#### DATA SECTION ####

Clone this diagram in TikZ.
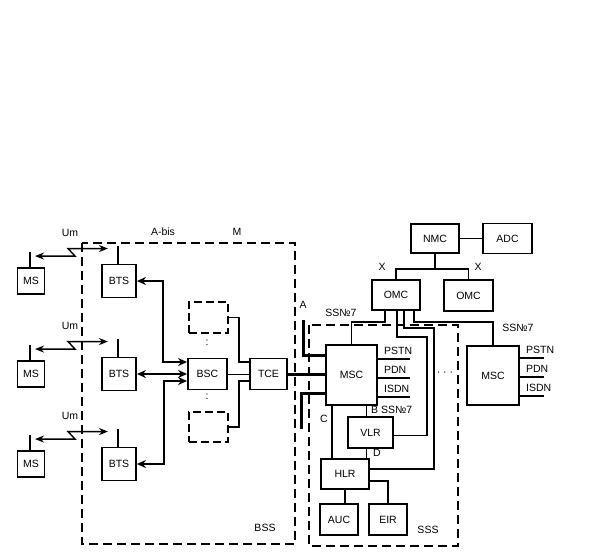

####
#### DATA SECTION ####

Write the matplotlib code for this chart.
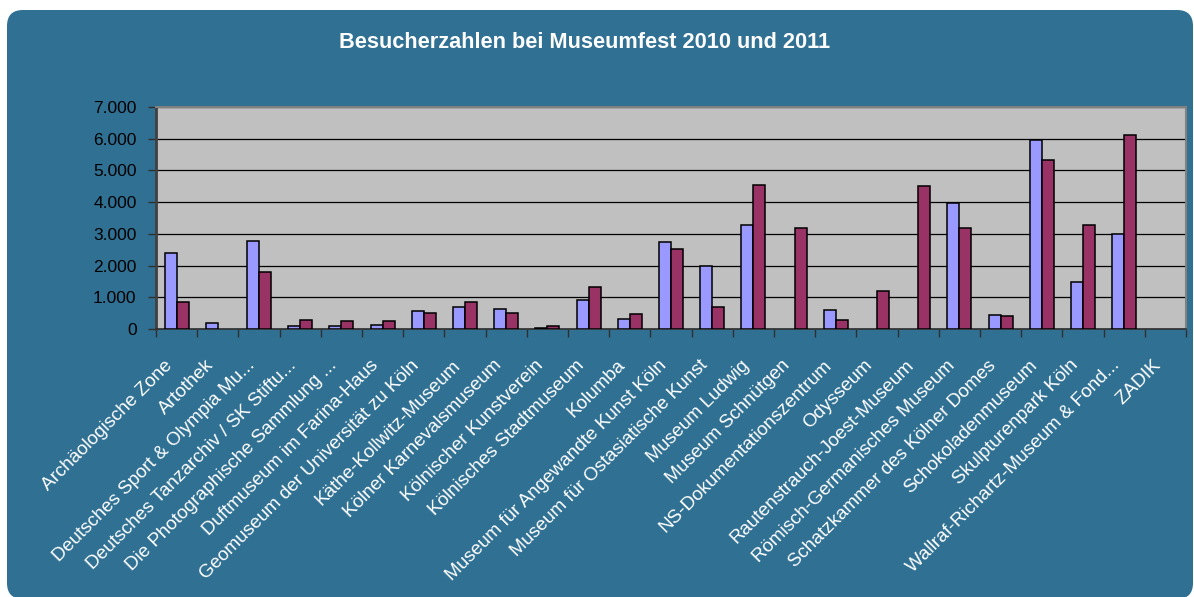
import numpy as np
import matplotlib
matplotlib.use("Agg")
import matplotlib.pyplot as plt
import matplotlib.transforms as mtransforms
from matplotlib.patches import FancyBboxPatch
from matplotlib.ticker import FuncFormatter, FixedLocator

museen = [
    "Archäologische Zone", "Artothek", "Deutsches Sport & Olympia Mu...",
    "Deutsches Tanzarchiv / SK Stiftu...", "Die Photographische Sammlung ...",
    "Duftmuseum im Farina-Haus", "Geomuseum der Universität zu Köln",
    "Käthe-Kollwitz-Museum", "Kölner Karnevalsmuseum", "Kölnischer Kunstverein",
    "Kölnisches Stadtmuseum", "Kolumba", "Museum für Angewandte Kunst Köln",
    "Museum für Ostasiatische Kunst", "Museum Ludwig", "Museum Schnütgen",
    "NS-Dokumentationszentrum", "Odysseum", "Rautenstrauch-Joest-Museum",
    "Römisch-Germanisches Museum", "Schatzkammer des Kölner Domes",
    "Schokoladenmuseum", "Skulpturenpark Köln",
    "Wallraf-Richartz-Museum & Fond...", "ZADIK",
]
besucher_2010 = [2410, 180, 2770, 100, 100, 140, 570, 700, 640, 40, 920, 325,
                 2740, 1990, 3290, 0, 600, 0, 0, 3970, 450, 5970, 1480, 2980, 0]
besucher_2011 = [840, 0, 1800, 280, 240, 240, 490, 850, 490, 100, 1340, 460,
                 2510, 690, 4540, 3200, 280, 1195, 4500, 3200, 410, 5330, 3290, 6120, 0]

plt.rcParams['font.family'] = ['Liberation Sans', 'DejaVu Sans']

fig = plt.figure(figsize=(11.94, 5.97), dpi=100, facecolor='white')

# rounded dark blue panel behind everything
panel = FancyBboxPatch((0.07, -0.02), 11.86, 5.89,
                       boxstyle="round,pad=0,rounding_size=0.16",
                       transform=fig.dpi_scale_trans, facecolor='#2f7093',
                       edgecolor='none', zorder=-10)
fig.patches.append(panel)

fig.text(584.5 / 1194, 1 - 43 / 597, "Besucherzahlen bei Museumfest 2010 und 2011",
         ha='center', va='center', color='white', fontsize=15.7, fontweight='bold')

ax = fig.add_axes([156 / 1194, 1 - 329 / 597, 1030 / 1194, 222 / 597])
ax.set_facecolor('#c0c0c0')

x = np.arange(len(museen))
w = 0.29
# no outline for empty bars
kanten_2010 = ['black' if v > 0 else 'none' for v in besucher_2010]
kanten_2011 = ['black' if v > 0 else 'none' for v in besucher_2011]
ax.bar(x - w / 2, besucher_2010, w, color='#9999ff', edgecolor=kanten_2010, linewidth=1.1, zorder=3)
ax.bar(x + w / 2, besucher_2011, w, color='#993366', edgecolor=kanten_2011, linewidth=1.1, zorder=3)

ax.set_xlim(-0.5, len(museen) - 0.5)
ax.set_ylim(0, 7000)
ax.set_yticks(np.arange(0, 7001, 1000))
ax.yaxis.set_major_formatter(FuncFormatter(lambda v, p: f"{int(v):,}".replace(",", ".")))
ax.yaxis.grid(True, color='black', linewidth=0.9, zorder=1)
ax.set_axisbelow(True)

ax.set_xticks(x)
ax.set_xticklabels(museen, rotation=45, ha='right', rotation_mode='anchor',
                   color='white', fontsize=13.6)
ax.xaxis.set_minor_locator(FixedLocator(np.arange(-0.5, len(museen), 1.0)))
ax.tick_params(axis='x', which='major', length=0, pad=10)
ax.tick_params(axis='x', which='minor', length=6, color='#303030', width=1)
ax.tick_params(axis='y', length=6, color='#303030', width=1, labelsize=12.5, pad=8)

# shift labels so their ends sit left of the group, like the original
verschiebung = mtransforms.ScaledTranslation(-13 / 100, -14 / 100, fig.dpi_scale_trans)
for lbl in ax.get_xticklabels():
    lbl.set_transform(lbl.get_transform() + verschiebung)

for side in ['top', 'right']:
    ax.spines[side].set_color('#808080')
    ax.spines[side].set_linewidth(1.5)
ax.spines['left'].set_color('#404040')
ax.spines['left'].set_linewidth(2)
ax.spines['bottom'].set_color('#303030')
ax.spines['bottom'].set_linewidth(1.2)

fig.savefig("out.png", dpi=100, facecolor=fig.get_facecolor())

####

## DIRECTIVE
From the entries above, copy exactly the lines starting at the one with "Write the matplotlib code for this chart." and stopping at the one with "ax.set_facecolor('#c0c0c0')", keeping both ends. Drop the pictures.

## RESPONSE BELOW
Write the matplotlib code for this chart.
import numpy as np
import matplotlib
matplotlib.use("Agg")
import matplotlib.pyplot as plt
import matplotlib.transforms as mtransforms
from matplotlib.patches import FancyBboxPatch
from matplotlib.ticker import FuncFormatter, FixedLocator

museen = [
    "Archäologische Zone", "Artothek", "Deutsches Sport & Olympia Mu...",
    "Deutsches Tanzarchiv / SK Stiftu...", "Die Photographische Sammlung ...",
    "Duftmuseum im Farina-Haus", "Geomuseum der Universität zu Köln",
    "Käthe-Kollwitz-Museum", "Kölner Karnevalsmuseum", "Kölnischer Kunstverein",
    "Kölnisches Stadtmuseum", "Kolumba", "Museum für Angewandte Kunst Köln",
    "Museum für Ostasiatische Kunst", "Museum Ludwig", "Museum Schnütgen",
    "NS-Dokumentationszentrum", "Odysseum", "Rautenstrauch-Joest-Museum",
    "Römisch-Germanisches Museum", "Schatzkammer des Kölner Domes",
    "Schokoladenmuseum", "Skulpturenpark Köln",
    "Wallraf-Richartz-Museum & Fond...", "ZADIK",
]
besucher_2010 = [2410, 180, 2770, 100, 100, 140, 570, 700, 640, 40, 920, 325,
                 2740, 1990, 3290, 0, 600, 0, 0, 3970, 450, 5970, 1480, 2980, 0]
besucher_2011 = [840, 0, 1800, 280, 240, 240, 490, 850, 490, 100, 1340, 460,
                 2510, 690, 4540, 3200, 280, 1195, 4500, 3200, 410, 5330, 3290, 6120, 0]

plt.rcParams['font.family'] = ['Liberation Sans', 'DejaVu Sans']

fig = plt.figure(figsize=(11.94, 5.97), dpi=100, facecolor='white')

# rounded dark blue panel behind everything
panel = FancyBboxPatch((0.07, -0.02), 11.86, 5.89,
                       boxstyle="round,pad=0,rounding_size=0.16",
                       transform=fig.dpi_scale_trans, facecolor='#2f7093',
                       edgecolor='none', zorder=-10)
fig.patches.append(panel)

fig.text(584.5 / 1194, 1 - 43 / 597, "Besucherzahlen bei Museumfest 2010 und 2011",
         ha='center', va='center', color='white', fontsize=15.7, fontweight='bold')

ax = fig.add_axes([156 / 1194, 1 - 329 / 597, 1030 / 1194, 222 / 597])
ax.set_facecolor('#c0c0c0')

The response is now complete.